# Short exercise
Go through the data below and copy it exactly, skipping every picture.

----

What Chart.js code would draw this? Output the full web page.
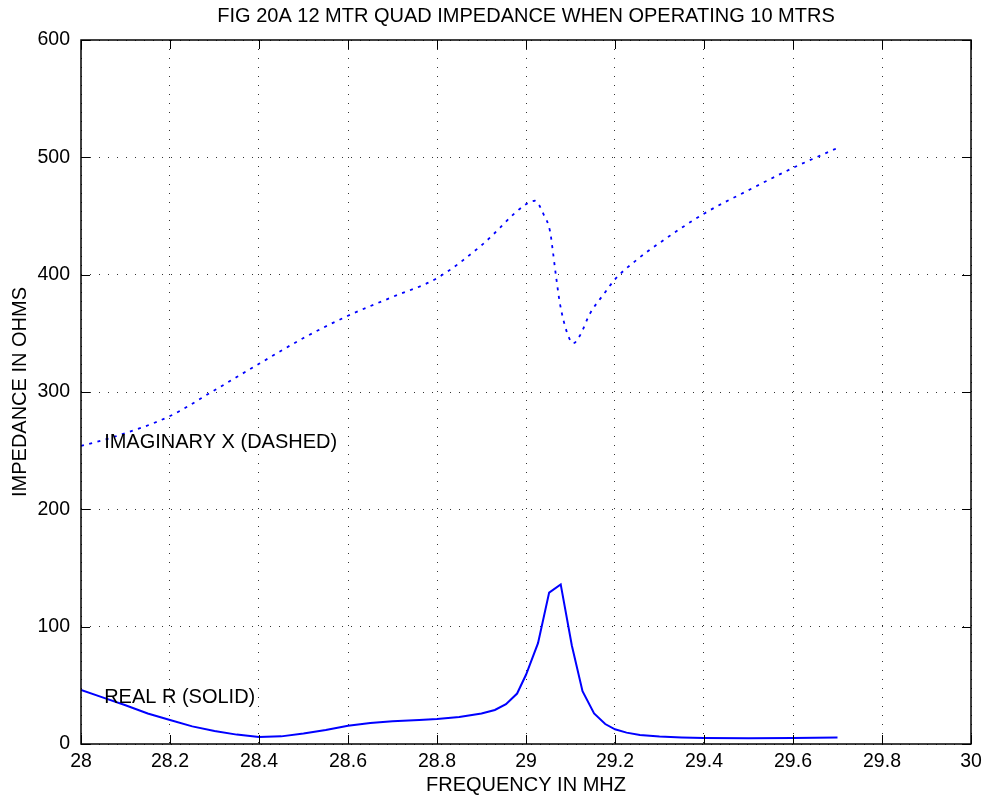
<!DOCTYPE html>
<html>
<head>
<meta charset="utf-8">
<script src="https://cdn.jsdelivr.net/npm/chart.js"></script>
<style>
  html, body { margin: 0; padding: 0; background: #fff; }
  canvas { display: block; }
</style>
</head>
<body>
<canvas id="myChart" width="989" height="799"></canvas>
<script>
// Real part of the impedance (solid)
const freqR = [28.0, 28.05, 28.1, 28.15, 28.2, 28.25, 28.3, 28.35, 28.4, 28.45, 28.5, 28.55, 28.6, 28.65, 28.7,
  28.76, 28.8, 28.85, 28.9, 28.93, 28.955, 28.98, 29.0, 29.027, 29.052, 29.078, 29.103, 29.127, 29.153, 29.178,
  29.2, 29.226, 29.256, 29.3, 29.35, 29.4, 29.5, 29.6, 29.7];
const realR = [46, 39.5, 33, 26, 20.5, 15, 11, 8, 6, 6.5, 9, 12, 15.5, 17.8, 19.3,
  20.5, 21.3, 23, 26, 29, 34, 43, 59, 86, 129, 136, 84, 45, 26, 17,
  12.5, 9.7, 7.7, 6.3, 5.6, 5.2, 5, 5.2, 5.5];

// Imaginary part of the impedance (dashed)
const freqX = [28.0, 28.076, 28.2, 28.3, 28.4, 28.5, 28.6, 28.7, 28.8, 28.9, 29.0, 29.02, 29.04, 29.054, 29.06,
  29.067, 29.076, 29.085, 29.097, 29.106, 29.121, 29.144, 29.174, 29.2, 29.25, 29.3, 29.4, 29.5, 29.6, 29.7];
const imagX = [254, 262, 279.5, 301.5, 324, 346, 365, 381, 397, 425, 460, 463, 451, 437, 421,
  400, 376, 360, 346, 341.5, 348, 367, 383, 396, 413, 427, 452, 472, 491, 508];

const xTicks = [28, 28.2, 28.4, 28.6, 28.8, 29, 29.2, 29.4, 29.6, 29.8, 30];
const yTicks = [0, 100, 200, 300, 400, 500, 600];

// text placed inside the plot
const noteText = ['IMAGINARY X (DASHED)', 'REAL R (SOLID)'];
const noteX = [28.052, 28.052];
const noteY = [257, 40];

const FONT = 'Liberation Sans, Arial, Helvetica, sans-serif';

const toPoints = (xs, ys) => xs.map((x, i) => ({ x: x, y: ys[i] }));

// box around the plot, inward ticks on all sides, and the curve notes
const framePlugin = {
  id: 'frame',
  afterDatasetsDraw(chart) {
    const { ctx, chartArea: a, scales } = chart;
    const tick = 9;
    ctx.save();
    ctx.strokeStyle = '#000';
    ctx.lineWidth = 1;
    ctx.beginPath();
    xTicks.forEach(v => {
      const px = Math.round(scales.x.getPixelForValue(v)) + 0.5;
      ctx.moveTo(px, a.bottom); ctx.lineTo(px, a.bottom - tick);
      ctx.moveTo(px, a.top); ctx.lineTo(px, a.top + tick);
    });
    yTicks.forEach(v => {
      const py = Math.round(scales.y.getPixelForValue(v)) + 0.5;
      ctx.moveTo(a.left, py); ctx.lineTo(a.left + tick, py);
      ctx.moveTo(a.right, py); ctx.lineTo(a.right - tick, py);
    });
    ctx.stroke();
    ctx.lineWidth = 1.5;
    ctx.strokeRect(a.left, a.top, a.right - a.left, a.bottom - a.top);

    ctx.fillStyle = '#000';
    ctx.font = '20px ' + FONT;
    ctx.textAlign = 'left';
    ctx.textBaseline = 'middle';
    noteText.forEach((t, i) => {
      ctx.fillText(t, scales.x.getPixelForValue(noteX[i]), scales.y.getPixelForValue(noteY[i]));
    });
    ctx.restore();
  }
};

const gridStyle = {
  color: '#333',
  lineWidth: 1,
  drawTicks: false
};

new Chart(document.getElementById('myChart').getContext('2d'), {
  type: 'line',
  data: {
    datasets: [{
      label: 'REAL R',
      data: toPoints(freqR, realR),
      borderColor: '#0000ff',
      borderWidth: 2,
      pointRadius: 0,
      tension: 0,
      fill: false
    }, {
      label: 'IMAGINARY X',
      data: toPoints(freqX, imagX),
      borderColor: '#0000ff',
      borderWidth: 1.8,
      borderDash: [3, 5.5],
      pointRadius: 0,
      cubicInterpolationMode: 'monotone',
      fill: false
    }]
  },
  options: {
    responsive: false,
    devicePixelRatio: 1,
    animation: false,
    layout: { padding: { left: 0, right: 18, top: 0, bottom: 0 } },
    plugins: {
      legend: { display: false },
      tooltip: { enabled: false },
      title: {
        display: true,
        fullSize: false,
        text: 'FIG 20A 12 MTR QUAD IMPEDANCE WHEN OPERATING 10 MTRS',
        color: '#000',
        font: { family: FONT, size: 20, weight: 'normal' },
        padding: { top: 4.5, bottom: 11.5 }
      }
    },
    scales: {
      x: {
        type: 'linear',
        min: 28,
        max: 30,
        afterBuildTicks: s => { s.ticks = xTicks.map(v => ({ value: v })); },
        afterFit: s => { s.height = 55; },
        ticks: {
          color: '#000',
          padding: 6,
          maxRotation: 0,
          font: { family: FONT, size: 19.5 },
          callback: v => String(v)
        },
        grid: Object.assign({ borderDash: [1, 8] }, gridStyle),
        border: { display: false, dash: [1, 8] },
        title: {
          display: true,
          text: 'FREQUENCY IN MHZ',
          color: '#000',
          font: { family: FONT, size: 20 },
          padding: { top: 0, bottom: 2 }
        }
      },
      y: {
        type: 'linear',
        min: 0,
        max: 600,
        afterBuildTicks: s => { s.ticks = yTicks.map(v => ({ value: v })); },
        afterFit: s => { s.width = 81; },
        ticks: {
          color: '#000',
          padding: 11,
          font: { family: FONT, size: 19.5 },
          callback: v => String(v)
        },
        grid: gridStyle,
        border: { display: false, dash: [1, 8] },
        title: {
          display: true,
          text: 'IMPEDANCE IN OHMS',
          color: '#000',
          font: { family: FONT, size: 20 },
          padding: { top: 8, bottom: 0 }
        }
      }
    }
  },
  plugins: [framePlugin]
});
</script>
</body>
</html>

----

# Answer for the task
What Chart.js code would draw this? Output the full web page.
<!DOCTYPE html>
<html>
<head>
<meta charset="utf-8">
<script src="https://cdn.jsdelivr.net/npm/chart.js"></script>
<style>
  html, body { margin: 0; padding: 0; background: #fff; }
  canvas { display: block; }
</style>
</head>
<body>
<canvas id="myChart" width="989" height="799"></canvas>
<script>
// Real part of the impedance (solid)
const freqR = [28.0, 28.05, 28.1, 28.15, 28.2, 28.25, 28.3, 28.35, 28.4, 28.45, 28.5, 28.55, 28.6, 28.65, 28.7,
  28.76, 28.8, 28.85, 28.9, 28.93, 28.955, 28.98, 29.0, 29.027, 29.052, 29.078, 29.103, 29.127, 29.153, 29.178,
  29.2, 29.226, 29.256, 29.3, 29.35, 29.4, 29.5, 29.6, 29.7];
const realR = [46, 39.5, 33, 26, 20.5, 15, 11, 8, 6, 6.5, 9, 12, 15.5, 17.8, 19.3,
  20.5, 21.3, 23, 26, 29, 34, 43, 59, 86, 129, 136, 84, 45, 26, 17,
  12.5, 9.7, 7.7, 6.3, 5.6, 5.2, 5, 5.2, 5.5];

// Imaginary part of the impedance (dashed)
const freqX = [28.0, 28.076, 28.2, 28.3, 28.4, 28.5, 28.6, 28.7, 28.8, 28.9, 29.0, 29.02, 29.04, 29.054, 29.06,
  29.067, 29.076, 29.085, 29.097, 29.106, 29.121, 29.144, 29.174, 29.2, 29.25, 29.3, 29.4, 29.5, 29.6, 29.7];
const imagX = [254, 262, 279.5, 301.5, 324, 346, 365, 381, 397, 425, 460, 463, 451, 437, 421,
  400, 376, 360, 346, 341.5, 348, 367, 383, 396, 413, 427, 452, 472, 491, 508];

const xTicks = [28, 28.2, 28.4, 28.6, 28.8, 29, 29.2, 29.4, 29.6, 29.8, 30];
const yTicks = [0, 100, 200, 300, 400, 500, 600];

// text placed inside the plot
const noteText = ['IMAGINARY X (DASHED)', 'REAL R (SOLID)'];
const noteX = [28.052, 28.052];
const noteY = [257, 40];

const FONT = 'Liberation Sans, Arial, Helvetica, sans-serif';

const toPoints = (xs, ys) => xs.map((x, i) => ({ x: x, y: ys[i] }));

// box around the plot, inward ticks on all sides, and the curve notes
const framePlugin = {
  id: 'frame',
  afterDatasetsDraw(chart) {
    const { ctx, chartArea: a, scales } = chart;
    const tick = 9;
    ctx.save();
    ctx.strokeStyle = '#000';
    ctx.lineWidth = 1;
    ctx.beginPath();
    xTicks.forEach(v => {
      const px = Math.round(scales.x.getPixelForValue(v)) + 0.5;
      ctx.moveTo(px, a.bottom); ctx.lineTo(px, a.bottom - tick);
      ctx.moveTo(px, a.top); ctx.lineTo(px, a.top + tick);
    });
    yTicks.forEach(v => {
      const py = Math.round(scales.y.getPixelForValue(v)) + 0.5;
      ctx.moveTo(a.left, py); ctx.lineTo(a.left + tick, py);
      ctx.moveTo(a.right, py); ctx.lineTo(a.right - tick, py);
    });
    ctx.stroke();
    ctx.lineWidth = 1.5;
    ctx.strokeRect(a.left, a.top, a.right - a.left, a.bottom - a.top);

    ctx.fillStyle = '#000';
    ctx.font = '20px ' + FONT;
    ctx.textAlign = 'left';
    ctx.textBaseline = 'middle';
    noteText.forEach((t, i) => {
      ctx.fillText(t, scales.x.getPixelForValue(noteX[i]), scales.y.getPixelForValue(noteY[i]));
    });
    ctx.restore();
  }
};

const gridStyle = {
  color: '#333',
  lineWidth: 1,
  drawTicks: false
};

new Chart(document.getElementById('myChart').getContext('2d'), {
  type: 'line',
  data: {
    datasets: [{
      label: 'REAL R',
      data: toPoints(freqR, realR),
      borderColor: '#0000ff',
      borderWidth: 2,
      pointRadius: 0,
      tension: 0,
      fill: false
    }, {
      label: 'IMAGINARY X',
      data: toPoints(freqX, imagX),
      borderColor: '#0000ff',
      borderWidth: 1.8,
      borderDash: [3, 5.5],
      pointRadius: 0,
      cubicInterpolationMode: 'monotone',
      fill: false
    }]
  },
  options: {
    responsive: false,
    devicePixelRatio: 1,
    animation: false,
    layout: { padding: { left: 0, right: 18, top: 0, bottom: 0 } },
    plugins: {
      legend: { display: false },
      tooltip: { enabled: false },
      title: {
        display: true,
        fullSize: false,
        text: 'FIG 20A 12 MTR QUAD IMPEDANCE WHEN OPERATING 10 MTRS',
        color: '#000',
        font: { family: FONT, size: 20, weight: 'normal' },
        padding: { top: 4.5, bottom: 11.5 }
      }
    },
    scales: {
      x: {
        type: 'linear',
        min: 28,
        max: 30,
        afterBuildTicks: s => { s.ticks = xTicks.map(v => ({ value: v })); },
        afterFit: s => { s.height = 55; },
        ticks: {
          color: '#000',
          padding: 6,
          maxRotation: 0,
          font: { family: FONT, size: 19.5 },
          callback: v => String(v)
        },
        grid: Object.assign({ borderDash: [1, 8] }, gridStyle),
        border: { display: false, dash: [1, 8] },
        title: {
          display: true,
          text: 'FREQUENCY IN MHZ',
          color: '#000',
          font: { family: FONT, size: 20 },
          padding: { top: 0, bottom: 2 }
        }
      },
      y: {
        type: 'linear',
        min: 0,
        max: 600,
        afterBuildTicks: s => { s.ticks = yTicks.map(v => ({ value: v })); },
        afterFit: s => { s.width = 81; },
        ticks: {
          color: '#000',
          padding: 11,
          font: { family: FONT, size: 19.5 },
          callback: v => String(v)
        },
        grid: gridStyle,
        border: { display: false, dash: [1, 8] },
        title: {
          display: true,
          text: 'IMPEDANCE IN OHMS',
          color: '#000',
          font: { family: FONT, size: 20 },
          padding: { top: 8, bottom: 0 }
        }
      }
    }
  },
  plugins: [framePlugin]
});
</script>
</body>
</html>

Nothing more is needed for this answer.